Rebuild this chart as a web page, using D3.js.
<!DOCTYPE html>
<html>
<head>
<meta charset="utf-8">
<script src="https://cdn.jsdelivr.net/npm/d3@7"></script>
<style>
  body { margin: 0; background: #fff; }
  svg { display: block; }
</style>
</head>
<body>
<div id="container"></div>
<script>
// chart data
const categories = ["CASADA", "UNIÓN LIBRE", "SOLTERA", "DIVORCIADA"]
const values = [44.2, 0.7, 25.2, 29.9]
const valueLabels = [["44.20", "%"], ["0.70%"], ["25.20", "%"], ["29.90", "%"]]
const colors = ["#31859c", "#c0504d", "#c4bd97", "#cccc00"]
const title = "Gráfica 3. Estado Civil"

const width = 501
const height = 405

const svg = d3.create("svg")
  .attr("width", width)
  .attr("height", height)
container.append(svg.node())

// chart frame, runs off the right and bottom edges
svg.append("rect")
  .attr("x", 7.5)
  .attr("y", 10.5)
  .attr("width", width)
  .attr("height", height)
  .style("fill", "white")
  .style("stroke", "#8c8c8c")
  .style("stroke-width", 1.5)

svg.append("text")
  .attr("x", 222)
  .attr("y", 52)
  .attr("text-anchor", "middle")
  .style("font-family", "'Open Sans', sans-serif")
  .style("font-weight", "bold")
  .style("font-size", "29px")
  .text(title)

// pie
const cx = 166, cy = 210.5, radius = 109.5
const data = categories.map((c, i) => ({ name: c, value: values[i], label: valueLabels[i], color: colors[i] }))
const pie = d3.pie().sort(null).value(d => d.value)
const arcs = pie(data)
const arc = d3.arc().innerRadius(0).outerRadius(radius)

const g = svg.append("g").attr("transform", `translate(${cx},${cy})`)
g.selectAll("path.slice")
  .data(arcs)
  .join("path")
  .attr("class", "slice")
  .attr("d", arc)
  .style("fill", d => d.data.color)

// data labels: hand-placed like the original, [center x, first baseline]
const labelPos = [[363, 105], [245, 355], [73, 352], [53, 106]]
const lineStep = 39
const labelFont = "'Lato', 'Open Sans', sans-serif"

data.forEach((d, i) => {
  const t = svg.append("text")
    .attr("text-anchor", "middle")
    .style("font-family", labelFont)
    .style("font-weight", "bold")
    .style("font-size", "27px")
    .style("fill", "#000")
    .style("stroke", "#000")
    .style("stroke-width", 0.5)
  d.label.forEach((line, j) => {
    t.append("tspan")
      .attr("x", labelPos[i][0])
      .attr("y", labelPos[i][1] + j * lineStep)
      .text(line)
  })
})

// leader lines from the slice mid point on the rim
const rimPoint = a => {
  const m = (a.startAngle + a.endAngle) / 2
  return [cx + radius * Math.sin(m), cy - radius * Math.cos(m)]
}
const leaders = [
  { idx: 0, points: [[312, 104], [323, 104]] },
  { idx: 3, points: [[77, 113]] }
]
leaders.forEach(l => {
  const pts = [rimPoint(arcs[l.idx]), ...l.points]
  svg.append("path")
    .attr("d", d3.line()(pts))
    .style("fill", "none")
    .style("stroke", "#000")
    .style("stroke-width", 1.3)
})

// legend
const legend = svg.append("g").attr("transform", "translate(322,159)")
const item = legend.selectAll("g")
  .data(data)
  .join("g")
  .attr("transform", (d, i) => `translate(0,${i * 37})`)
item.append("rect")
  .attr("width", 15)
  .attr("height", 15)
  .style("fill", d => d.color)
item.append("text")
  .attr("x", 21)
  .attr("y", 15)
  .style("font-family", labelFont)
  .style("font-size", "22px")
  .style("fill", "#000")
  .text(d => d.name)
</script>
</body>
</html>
============
-- Goal --
Repeat the material from above exactly, word for word.

-- Exercise result --
Rebuild this chart as a web page, using D3.js.
<!DOCTYPE html>
<html>
<head>
<meta charset="utf-8">
<script src="https://cdn.jsdelivr.net/npm/d3@7"></script>
<style>
  body { margin: 0; background: #fff; }
  svg { display: block; }
</style>
</head>
<body>
<div id="container"></div>
<script>
// chart data
const categories = ["CASADA", "UNIÓN LIBRE", "SOLTERA", "DIVORCIADA"]
const values = [44.2, 0.7, 25.2, 29.9]
const valueLabels = [["44.20", "%"], ["0.70%"], ["25.20", "%"], ["29.90", "%"]]
const colors = ["#31859c", "#c0504d", "#c4bd97", "#cccc00"]
const title = "Gráfica 3. Estado Civil"

const width = 501
const height = 405

const svg = d3.create("svg")
  .attr("width", width)
  .attr("height", height)
container.append(svg.node())

// chart frame, runs off the right and bottom edges
svg.append("rect")
  .attr("x", 7.5)
  .attr("y", 10.5)
  .attr("width", width)
  .attr("height", height)
  .style("fill", "white")
  .style("stroke", "#8c8c8c")
  .style("stroke-width", 1.5)

svg.append("text")
  .attr("x", 222)
  .attr("y", 52)
  .attr("text-anchor", "middle")
  .style("font-family", "'Open Sans', sans-serif")
  .style("font-weight", "bold")
  .style("font-size", "29px")
  .text(title)

// pie
const cx = 166, cy = 210.5, radius = 109.5
const data = categories.map((c, i) => ({ name: c, value: values[i], label: valueLabels[i], color: colors[i] }))
const pie = d3.pie().sort(null).value(d => d.value)
const arcs = pie(data)
const arc = d3.arc().innerRadius(0).outerRadius(radius)

const g = svg.append("g").attr("transform", `translate(${cx},${cy})`)
g.selectAll("path.slice")
  .data(arcs)
  .join("path")
  .attr("class", "slice")
  .attr("d", arc)
  .style("fill", d => d.data.color)

// data labels: hand-placed like the original, [center x, first baseline]
const labelPos = [[363, 105], [245, 355], [73, 352], [53, 106]]
const lineStep = 39
const labelFont = "'Lato', 'Open Sans', sans-serif"

data.forEach((d, i) => {
  const t = svg.append("text")
    .attr("text-anchor", "middle")
    .style("font-family", labelFont)
    .style("font-weight", "bold")
    .style("font-size", "27px")
    .style("fill", "#000")
    .style("stroke", "#000")
    .style("stroke-width", 0.5)
  d.label.forEach((line, j) => {
    t.append("tspan")
      .attr("x", labelPos[i][0])
      .attr("y", labelPos[i][1] + j * lineStep)
      .text(line)
  })
})

// leader lines from the slice mid point on the rim
const rimPoint = a => {
  const m = (a.startAngle + a.endAngle) / 2
  return [cx + radius * Math.sin(m), cy - radius * Math.cos(m)]
}
const leaders = [
  { idx: 0, points: [[312, 104], [323, 104]] },
  { idx: 3, points: [[77, 113]] }
]
leaders.forEach(l => {
  const pts = [rimPoint(arcs[l.idx]), ...l.points]
  svg.append("path")
    .attr("d", d3.line()(pts))
    .style("fill", "none")
    .style("stroke", "#000")
    .style("stroke-width", 1.3)
})

// legend
const legend = svg.append("g").attr("transform", "translate(322,159)")
const item = legend.selectAll("g")
  .data(data)
  .join("g")
  .attr("transform", (d, i) => `translate(0,${i * 37})`)
item.append("rect")
  .attr("width", 15)
  .attr("height", 15)
  .style("fill", d => d.color)
item.append("text")
  .attr("x", 21)
  .attr("y", 15)
  .style("font-family", labelFont)
  .style("font-size", "22px")
  .style("fill", "#000")
  .text(d => d.name)
</script>
</body>
</html>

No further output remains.